### Written request
Pictures aside, repeat every entry exactly.

### Dataset
##########

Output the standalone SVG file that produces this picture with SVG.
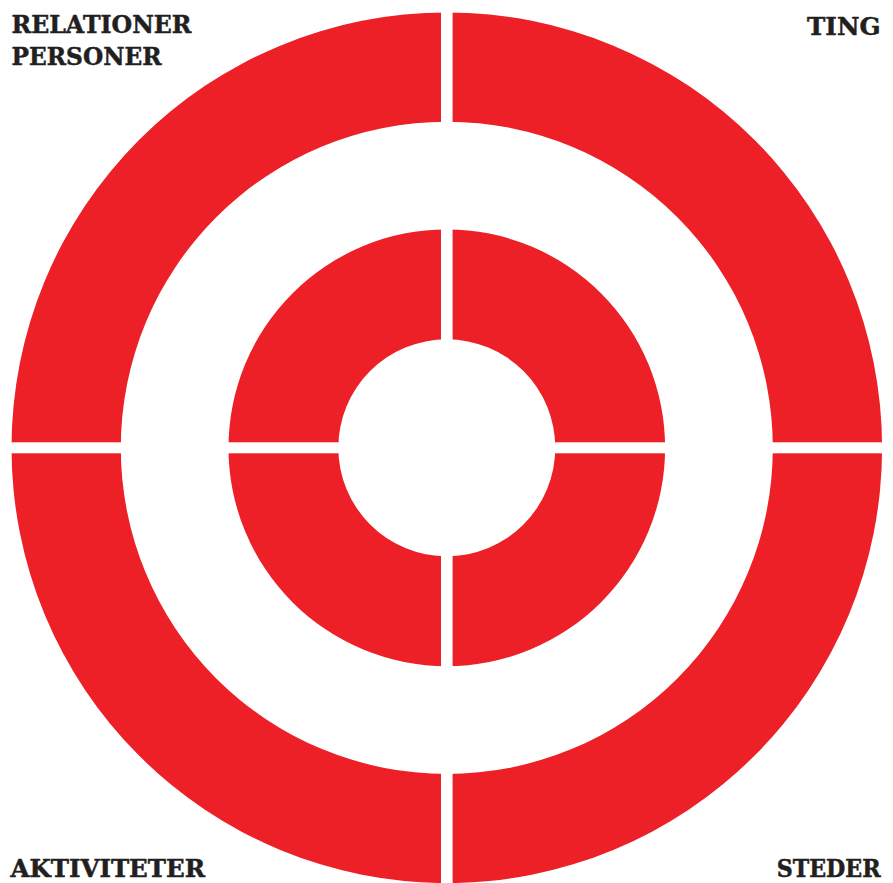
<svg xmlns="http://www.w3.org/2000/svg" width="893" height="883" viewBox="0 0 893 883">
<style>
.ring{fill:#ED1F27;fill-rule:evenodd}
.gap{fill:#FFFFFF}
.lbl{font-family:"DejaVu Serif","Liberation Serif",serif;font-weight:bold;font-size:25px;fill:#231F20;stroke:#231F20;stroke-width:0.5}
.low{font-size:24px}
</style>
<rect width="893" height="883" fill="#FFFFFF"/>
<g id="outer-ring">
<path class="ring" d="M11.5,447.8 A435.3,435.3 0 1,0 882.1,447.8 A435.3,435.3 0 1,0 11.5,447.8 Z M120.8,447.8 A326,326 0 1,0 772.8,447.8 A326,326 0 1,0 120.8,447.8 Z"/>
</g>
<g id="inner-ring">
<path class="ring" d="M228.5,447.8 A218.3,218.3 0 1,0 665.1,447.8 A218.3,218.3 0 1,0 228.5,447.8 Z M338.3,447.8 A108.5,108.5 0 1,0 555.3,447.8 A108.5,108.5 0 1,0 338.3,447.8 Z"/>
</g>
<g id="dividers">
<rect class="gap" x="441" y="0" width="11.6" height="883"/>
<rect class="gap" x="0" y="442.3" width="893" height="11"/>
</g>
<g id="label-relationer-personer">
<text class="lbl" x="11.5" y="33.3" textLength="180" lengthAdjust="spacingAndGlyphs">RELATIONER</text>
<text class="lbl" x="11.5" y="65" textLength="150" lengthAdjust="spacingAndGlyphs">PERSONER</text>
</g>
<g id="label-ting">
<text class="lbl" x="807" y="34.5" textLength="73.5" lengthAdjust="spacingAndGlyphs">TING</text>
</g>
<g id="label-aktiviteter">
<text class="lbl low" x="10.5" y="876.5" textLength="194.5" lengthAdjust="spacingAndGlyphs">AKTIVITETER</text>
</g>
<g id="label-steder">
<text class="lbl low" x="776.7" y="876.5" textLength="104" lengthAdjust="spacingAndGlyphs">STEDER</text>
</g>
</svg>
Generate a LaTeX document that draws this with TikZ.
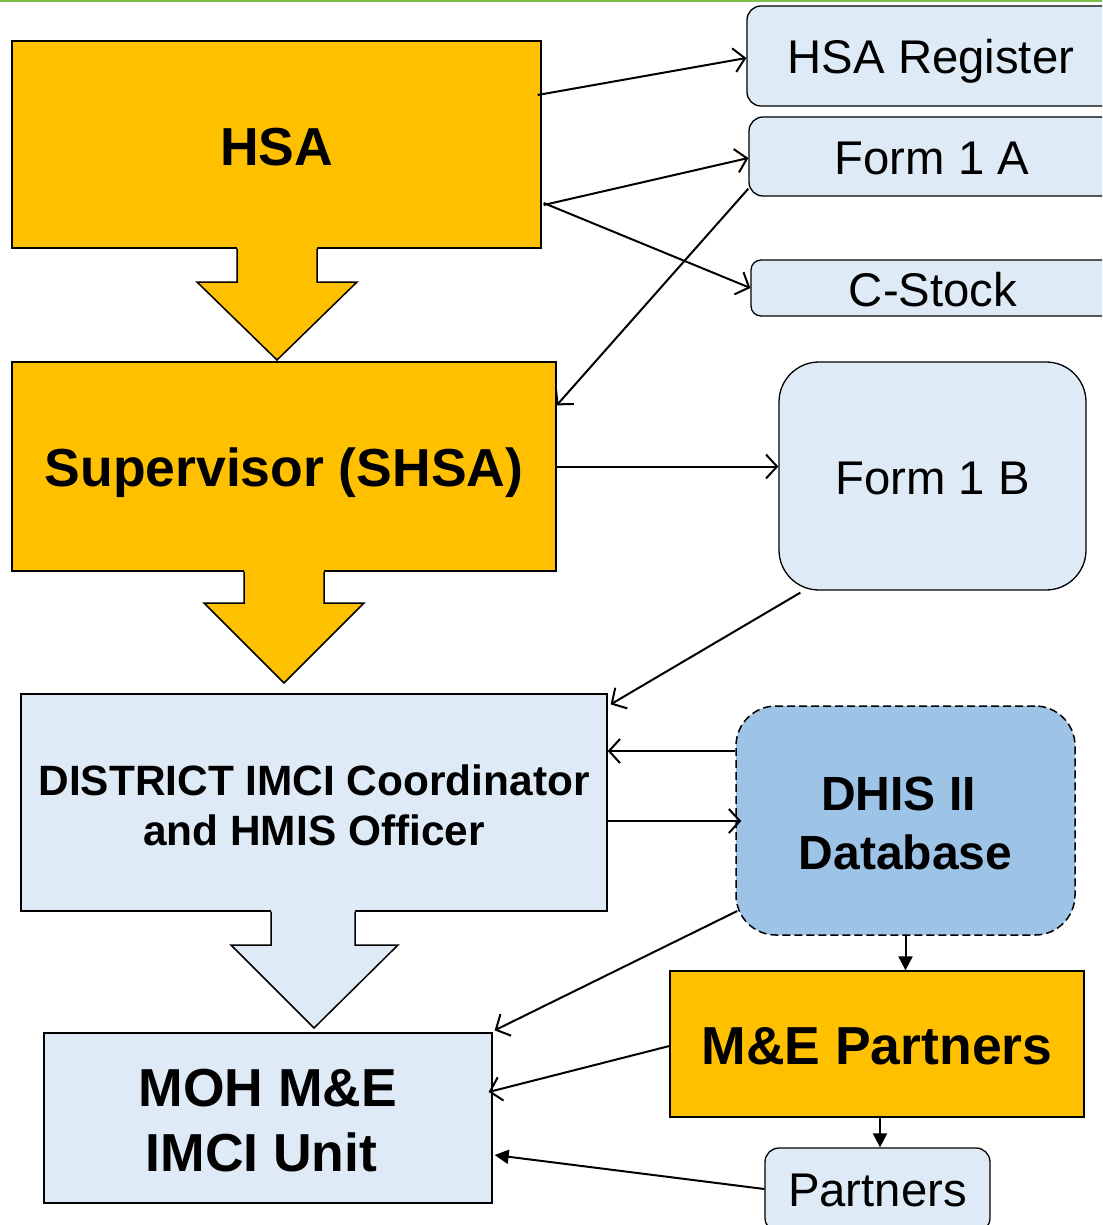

##########

### Solution for this problem
Output the standalone SVG file that produces this picture with SVG.
<svg xmlns="http://www.w3.org/2000/svg" width="893" height="883" viewBox="0 0 893 883">
<style>
.ring{fill:#ED1F27;fill-rule:evenodd}
.gap{fill:#FFFFFF}
.lbl{font-family:"DejaVu Serif","Liberation Serif",serif;font-weight:bold;font-size:25px;fill:#231F20;stroke:#231F20;stroke-width:0.5}
.low{font-size:24px}
</style>
<rect width="893" height="883" fill="#FFFFFF"/>
<g id="outer-ring">
<path class="ring" d="M11.5,447.8 A435.3,435.3 0 1,0 882.1,447.8 A435.3,435.3 0 1,0 11.5,447.8 Z M120.8,447.8 A326,326 0 1,0 772.8,447.8 A326,326 0 1,0 120.8,447.8 Z"/>
</g>
<g id="inner-ring">
<path class="ring" d="M228.5,447.8 A218.3,218.3 0 1,0 665.1,447.8 A218.3,218.3 0 1,0 228.5,447.8 Z M338.3,447.8 A108.5,108.5 0 1,0 555.3,447.8 A108.5,108.5 0 1,0 338.3,447.8 Z"/>
</g>
<g id="dividers">
<rect class="gap" x="441" y="0" width="11.6" height="883"/>
<rect class="gap" x="0" y="442.3" width="893" height="11"/>
</g>
<g id="label-relationer-personer">
<text class="lbl" x="11.5" y="33.3" textLength="180" lengthAdjust="spacingAndGlyphs">RELATIONER</text>
<text class="lbl" x="11.5" y="65" textLength="150" lengthAdjust="spacingAndGlyphs">PERSONER</text>
</g>
<g id="label-ting">
<text class="lbl" x="807" y="34.5" textLength="73.5" lengthAdjust="spacingAndGlyphs">TING</text>
</g>
<g id="label-aktiviteter">
<text class="lbl low" x="10.5" y="876.5" textLength="194.5" lengthAdjust="spacingAndGlyphs">AKTIVITETER</text>
</g>
<g id="label-steder">
<text class="lbl low" x="776.7" y="876.5" textLength="104" lengthAdjust="spacingAndGlyphs">STEDER</text>
</g>
</svg>
Generate a LaTeX document that draws this with TikZ.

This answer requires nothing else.